Iraqi Mosul mission reaches city edge

  • 01/11/2016
A military vehicle of Peshmerga forces in an operation against Islamic State militants on the outskirts of Mosul (Reuters)
A military vehicle of Peshmerga forces in an operation against Islamic State militants on the outskirts of Mosul (Reuters)

Advancing Iraqi troops have broken through Islamic State defence lines and have reached the edge of Mosul's eastern suburbs, the army says.

Troops of the Iraqi army's Counter-Terrorism Service (CTS) moved forward on Gogjali, an industrial zone on the eastern outskirts, after two weeks of fighting to clear surrounding areas of the insurgents.

The offensive to recapture Mosul is the largest military operation in Iraq since the US-led invasion that toppled Saddam Hussein in 2003, and it's now in its third week.

Commanders had warned earlier that the battle for the city, the hard-line militants' de facto capital in Iraq, could take weeks and possibly months.

The fighting ahead is likely to be more difficult as civilians still live there, unlike most villages taken so far by the Iraqi forces which were emptied of their Christian population.

Iraqi Mosul mission reaches city edge

A displaced woman carries bread she received from Barzani Charity Foundation (BCF) food at a camp on the outskirts of Erbil (Reuters)

Islamic State singled out religious minorities in northern Iraq, including Christians and Yazidis, for killing and eviction after leader Abu Bakr al-Baghdadi declared a caliphate in 2014 over territory they captured there and in neighbouring Syria.

Their seizure of Mosul and surrounding towns effectively drove Christians from the area for the first time in two millennia.

Iraqi Mosul mission reaches city edge

An Iraqi Christian soldier lights a candle during the first Sunday mass at the Grand Immaculate Church since it was recaptured from Islamic State (Reuters)

The recapture of Mosul would mark the militants' effective defeat in the Iraqi half of the territory they had seized.

It is still home to 1.5 million residents, making it four of five times bigger than any other city they controlled in both Iraq and Syria.

"The battle of Mosul will not be a picnic," Hadi al-Amiri, leader of the Badr Organisation, the largest Shi'ite militia fighting with Iraqi government forces, said from the southern frontline.

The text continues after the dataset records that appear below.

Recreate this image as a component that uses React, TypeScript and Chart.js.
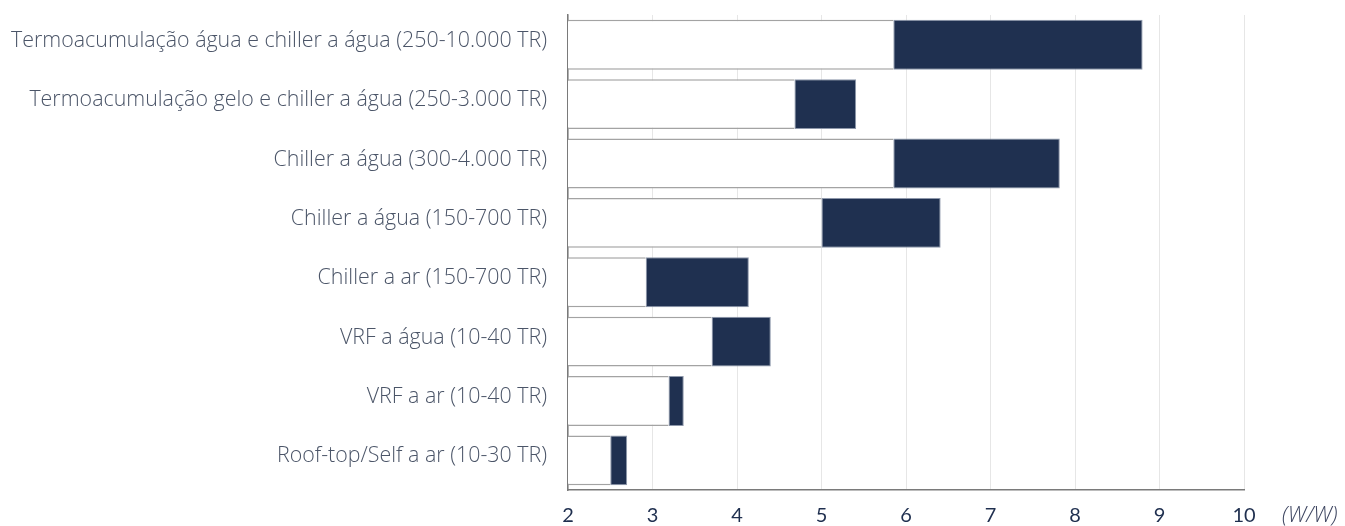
import React, { useEffect, useRef } from "react";
import { Chart, registerables } from "chart.js";

Chart.register(...registerables);

const categories = [
  "Termoacumulação água e chiller a água (250-10.000 TR)",
  "Termoacumulação gelo e chiller a água (250-3.000 TR)",
  "Chiller a água (300-4.000 TR)",
  "Chiller a água (150-700 TR)",
  "Chiller a ar (150-700 TR)",
  "VRF a água (10-40 TR)",
  "VRF a ar (10-40 TR)",
  "Roof-top/Self a ar (10-30 TR)",
];

const axisMin = 2;
const minValues = [5.85, 4.68, 5.85, 5.0, 2.92, 3.7, 3.19, 2.5];
const maxValues = [8.8, 5.41, 7.82, 6.41, 4.14, 4.4, 3.37, 2.7];
const xTicks = [2, 3, 4, 5, 6, 7, 8, 9, 10];
const unitLabel = "(W/W)";

const unitPlugin = {
  id: "unitLabel",
  afterDraw(chart: any) {
    const ctx = chart.ctx;
    const x = chart.scales.x;
    ctx.save();
    ctx.font = "italic 300 22px 'Open Sans', Lato, sans-serif";
    ctx.fillStyle = "#3d4560";
    ctx.textAlign = "left";
    ctx.textBaseline = "middle";
    ctx.fillText(unitLabel, x.right + 38, x.top + 25.5);
    ctx.restore();
  },
};

export default function App() {
  const ref = useRef<HTMLCanvasElement | null>(null);

  useEffect(() => {
    document.body.style.margin = "0";
    const canvas = ref.current;
    if (!canvas) return;
    const chart = new Chart(canvas, {
      type: "bar",
      data: {
        labels: categories,
        datasets: [
          {
            label: "min",
            data: minValues.map((v) => [axisMin, v]) as any,
            backgroundColor: "#ffffff",
            borderColor: "#a3a3a3",
            borderWidth: { top: 1.5, bottom: 1.5, left: 0, right: 0 },
            borderSkipped: false,
            grouped: false,
            barPercentage: 0.84,
            categoryPercentage: 1,
            order: 2,
          },
          {
            label: "max",
            data: minValues.map((v, i) => [v, maxValues[i]]) as any,
            backgroundColor: "#1f3050",
            borderColor: "#8d97aa",
            borderWidth: 1,
            borderSkipped: false,
            grouped: false,
            barPercentage: 0.84,
            categoryPercentage: 1,
            order: 1,
          },
        ],
      },
      options: {
        indexAxis: "y",
        animation: false,
        responsive: false,
        maintainAspectRatio: false,
        layout: { padding: { top: 15, right: 101, left: 0, bottom: 0 } },
        plugins: {
          legend: { display: false },
          tooltip: { enabled: false },
        },
        scales: {
          x: {
            type: "linear",
            min: 2,
            max: 10,
            afterBuildTicks: (scale: any) => {
              scale.ticks = xTicks.map((v) => ({ value: v }));
            },
            afterFit: (scale: any) => {
              scale.height = 36;
              scale.paddingLeft = 0;
              scale.paddingRight = 0;
            },
            grid: { color: "#e6e6e6", lineWidth: 1, drawTicks: false },
            border: { display: true, color: "#7a7a7a", width: 1.5 },
            ticks: {
              padding: 14,
              color: "#1f2f4f",
              font: { family: "Lato, 'Open Sans', sans-serif", size: 20, weight: "normal" },
            },
          },
          y: {
            afterFit: (scale: any) => {
              scale.width = 568;
              scale.paddingTop = 0;
              scale.paddingBottom = 0;
            },
            grid: { display: false, drawTicks: false },
            border: { display: true, color: "#7a7a7a", width: 1.5 },
            ticks: {
              padding: 21,
              color: "#4b5568",
              callback: function (this: any, value: any) {
                return [this.getLabelForValue(value), ""];
              },
              font: { family: "'Open Sans', Lato, sans-serif", size: 21.4, weight: 300, lineHeight: "8px" },
            },
          },
        },
      },
      plugins: [unitPlugin],
    });
    return () => chart.destroy();
  }, []);

  return (
    <div style={{ width: 1345, height: 526 }}>
      <canvas ref={ref} width={1345} height={526} style={{ width: 1345, height: 526, display: "block" }} />
    </div>
  );
}
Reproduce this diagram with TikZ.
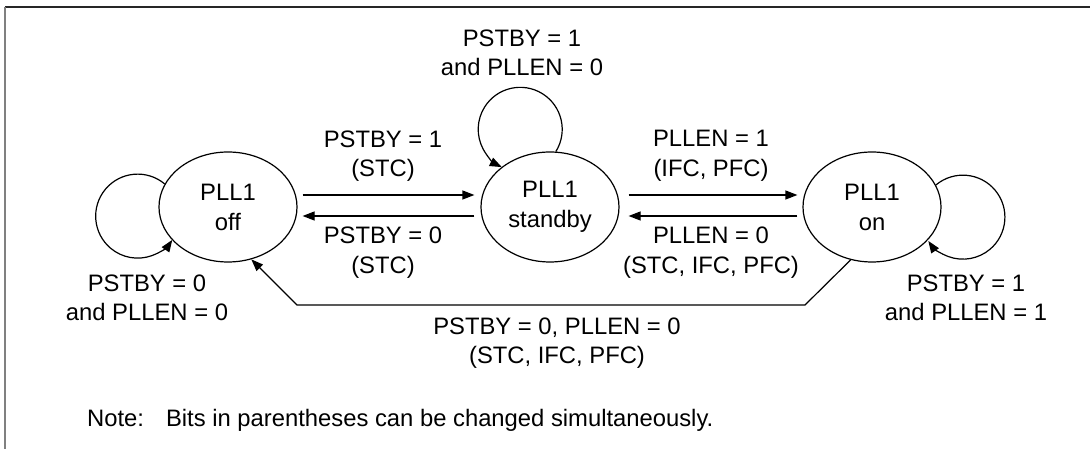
\documentclass[tikz,border=0pt]{standalone}
\usepackage{fontspec}
\setmainfont{Liberation Sans}
\usetikzlibrary{arrows.meta,shapes.geometric}
\begin{document}
\begin{tikzpicture}[x=1pt,y=1pt,
  state/.style={ellipse,draw,line width=1.2pt,minimum width=138pt,minimum height=110pt,inner sep=0pt,align=center,font=\fontsize{23.8}{30}\selectfont},
  lbl/.style={align=center,font=\fontsize{23.8}{29.5}\selectfont,inner sep=0pt},
  conn/.style={line width=1.2pt,-{Triangle[length=12pt,width=9pt]}}]
\useasboundingbox (0,0) rectangle (1090,449);
\draw[line width=2pt,black!85] (5,442) -- (1090,442);
\draw[line width=2pt,gray] (5,442) -- (5,0);

\node[state] (off) at (228,242) {PLL1\\off};
\node[state] (standby) at (550,242) {PLL1\\standby};
\node[state] (on) at (872,242) {PLL1\\on};

% self loops
\draw[conn] (standby.84.2) arc[start angle=-32, end angle=244, radius=42pt];
\draw[conn] (off.160.6) arc[start angle=50, end angle=325.5, radius=42pt];
\draw[conn] (on.19.1) arc[start angle=130, end angle=-145.5, radius=42pt];

% straight transitions
\draw[conn] ([xshift=5pt,yshift=12pt]off.east) -- ([xshift=-6pt,yshift=12pt]standby.west);
\draw[conn] ([xshift=-6pt,yshift=-9pt]standby.west) -- ([xshift=5pt,yshift=-9pt]off.east);
\draw[conn] ([xshift=9pt,yshift=12pt]standby.east) -- ([xshift=-5pt,yshift=12pt]on.west);
\draw[conn] ([xshift=-5pt,yshift=-9pt]on.west) -- ([xshift=9pt,yshift=-9pt]standby.east);

% bottom transition
\coordinate (br) at (805,144);
\coordinate (bl) at (297,144);
\draw[conn] (on.248.4) -- (br) -- (bl) -- (off.294.4);

% labels
\node[lbl] (lstby) at (522,396) {PSTBY = 1\\and PLLEN = 0};
\node[lbl] (loffstby) at (383,293) {PSTBY = 1\\(STC)};
\node[lbl] (lstbyoff) at (383,196.5) {PSTBY = 0\\(STC)};
\node[lbl] (lstbyon) at (711,293) {PLLEN = 1\\(IFC, PFC)};
\node[lbl] (lonstby) at (711,196.5) {PLLEN = 0\\(STC, IFC, PFC)};
\node[lbl] (loff) at (147,151) {PSTBY = 0\\and PLLEN = 0};
\node[lbl] (lon) at (966,151) {PSTBY = 1\\and PLLEN = 1};
\node[lbl] (lbottom) at (557,106) {PSTBY = 0, PLLEN = 0\\(STC, IFC, PFC)};
\node[lbl,anchor=base west] (note) at (87,22) {Note:\hspace{22pt}Bits in parentheses can be changed simultaneously.};
\end{tikzpicture}
\end{document}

"We are prepared for the battle of Mosul even if it lasts for months."

Pro-Iranian Iraqi Shi'ite militias joined the fighting over the weekend, aiming to cut the route between Mosul and Raqqa, Islamic State's main stronghold in Syria.

They have also set oil wells on fire to cover their movements and displaced thousands of civilians from villages toward Mosul, using them as "human shields", UN officials and villagers have said.